Published online by Cambridge University Press: 05 May 2018
Undoubtedly the Lordships has been informed of the miss usage of strangers in this place, as several Swedes have experienced in being obliged to pay 14 & 16 Rixdollars courtage to person[s], no ways qualified, nor in capacity to give them satisfaction, by reason in first place he understands no language but his mother tongue; in the next place, an entire stranger to trade or commerce pay even to honesty.

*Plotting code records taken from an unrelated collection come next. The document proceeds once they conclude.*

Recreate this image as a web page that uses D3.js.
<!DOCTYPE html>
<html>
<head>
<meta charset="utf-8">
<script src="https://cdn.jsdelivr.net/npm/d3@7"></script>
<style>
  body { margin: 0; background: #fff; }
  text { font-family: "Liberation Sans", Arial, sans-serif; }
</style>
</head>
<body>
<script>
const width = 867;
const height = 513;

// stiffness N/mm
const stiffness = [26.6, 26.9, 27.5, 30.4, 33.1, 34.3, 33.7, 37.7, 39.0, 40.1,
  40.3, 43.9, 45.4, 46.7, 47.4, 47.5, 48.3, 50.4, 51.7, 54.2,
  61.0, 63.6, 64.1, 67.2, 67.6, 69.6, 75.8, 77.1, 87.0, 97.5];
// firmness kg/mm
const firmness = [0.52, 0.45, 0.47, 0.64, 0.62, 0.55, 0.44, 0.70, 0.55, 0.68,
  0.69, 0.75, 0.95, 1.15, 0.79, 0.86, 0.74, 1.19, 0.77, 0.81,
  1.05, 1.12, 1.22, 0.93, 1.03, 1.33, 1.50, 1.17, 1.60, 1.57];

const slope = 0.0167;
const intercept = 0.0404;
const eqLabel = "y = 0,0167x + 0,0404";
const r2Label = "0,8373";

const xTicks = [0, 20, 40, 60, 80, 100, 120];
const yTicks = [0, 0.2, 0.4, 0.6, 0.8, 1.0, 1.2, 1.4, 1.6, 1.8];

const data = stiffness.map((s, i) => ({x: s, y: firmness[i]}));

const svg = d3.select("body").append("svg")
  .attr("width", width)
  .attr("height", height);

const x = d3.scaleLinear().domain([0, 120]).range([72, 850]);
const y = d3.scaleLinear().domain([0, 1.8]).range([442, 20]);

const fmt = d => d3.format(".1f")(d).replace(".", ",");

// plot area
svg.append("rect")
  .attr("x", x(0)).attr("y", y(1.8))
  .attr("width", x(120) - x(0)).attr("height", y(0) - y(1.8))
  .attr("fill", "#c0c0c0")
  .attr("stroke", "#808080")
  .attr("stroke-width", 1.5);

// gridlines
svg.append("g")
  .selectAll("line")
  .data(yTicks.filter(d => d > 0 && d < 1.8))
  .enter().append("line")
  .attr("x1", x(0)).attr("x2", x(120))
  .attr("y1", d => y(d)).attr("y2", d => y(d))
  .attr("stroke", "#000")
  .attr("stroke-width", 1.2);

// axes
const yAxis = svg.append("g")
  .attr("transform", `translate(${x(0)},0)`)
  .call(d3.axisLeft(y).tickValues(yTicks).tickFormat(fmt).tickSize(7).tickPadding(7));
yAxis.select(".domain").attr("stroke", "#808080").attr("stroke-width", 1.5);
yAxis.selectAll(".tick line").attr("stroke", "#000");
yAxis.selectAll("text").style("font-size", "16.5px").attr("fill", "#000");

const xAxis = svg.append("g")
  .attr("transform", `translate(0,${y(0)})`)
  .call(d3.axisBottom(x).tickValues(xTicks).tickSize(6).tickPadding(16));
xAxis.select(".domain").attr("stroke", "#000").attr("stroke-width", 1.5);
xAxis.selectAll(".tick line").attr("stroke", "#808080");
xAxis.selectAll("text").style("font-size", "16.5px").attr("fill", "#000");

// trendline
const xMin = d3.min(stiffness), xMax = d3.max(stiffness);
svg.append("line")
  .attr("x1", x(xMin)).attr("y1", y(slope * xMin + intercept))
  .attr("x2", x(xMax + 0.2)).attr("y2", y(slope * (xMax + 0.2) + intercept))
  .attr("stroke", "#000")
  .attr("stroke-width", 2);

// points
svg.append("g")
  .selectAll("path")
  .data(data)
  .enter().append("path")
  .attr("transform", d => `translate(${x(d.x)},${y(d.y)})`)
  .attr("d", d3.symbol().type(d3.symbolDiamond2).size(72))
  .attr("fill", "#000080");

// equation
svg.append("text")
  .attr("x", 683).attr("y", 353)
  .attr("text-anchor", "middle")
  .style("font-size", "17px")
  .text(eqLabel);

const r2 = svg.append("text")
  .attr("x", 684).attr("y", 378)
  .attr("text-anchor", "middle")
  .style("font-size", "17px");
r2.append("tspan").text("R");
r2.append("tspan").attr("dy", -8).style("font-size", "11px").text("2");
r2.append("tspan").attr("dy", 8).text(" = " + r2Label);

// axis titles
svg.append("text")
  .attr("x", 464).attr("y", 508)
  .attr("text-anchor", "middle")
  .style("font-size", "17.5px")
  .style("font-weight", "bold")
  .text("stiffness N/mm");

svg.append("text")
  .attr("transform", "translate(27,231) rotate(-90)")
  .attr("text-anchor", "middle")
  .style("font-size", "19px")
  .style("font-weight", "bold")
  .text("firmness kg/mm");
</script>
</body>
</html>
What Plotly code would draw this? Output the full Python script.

Thus did James Shastoe, the Dutch consul at Cagliari, describe to the Swedish Board of Trade the treatment of Swedes by local authorities in a 1735 letter in which he also applied for a the post of consul at the Sardinian port. To strengthen his case he cited not only the mistreatment of Swedish subjects but also his superior character and ability to conduct the service. Although Shastoe, who was of English origin, referred to his experience as Dutch consul, his application was unsuccessful. The first Swedish consul at Cagliari was appointed seven years later, and the successful candidate was a Swede, Carl Gustaf Mandell.
Shastoe's letter reveals two important facts. First, it confirms the presence of Swedish commerce and shipping in the Mediterranean as early as the 1730s. Second, it indicates that the Swedes who conducted this trade obviously did not have good relations with the local authorities. The traditional purpose of consular service was to make contacts among local authorities, businesses and foreigners (merchants, captains and sailors) as amicable as possible. Consuls acted as a special type of intermediary. On the one hand, they were official representatives of a foreign state; on the other, they conducted private businesses, frequently as commission agents for home-based mercantile and shipping enterprises. This role makes the consular service a useful subject for studying the relationship between early modern commerce, economic policy and institutional innovation.
In what were for them new areas of trade, like the Mediterranean and North America in the eighteenth century, Danish and Swedish merchants lacked intermediate contacts, such as family members or commission agents (see the essay by Michael Miller in this volume), who could provide reliable information about business opportunities and offer practical assistance to their vessels.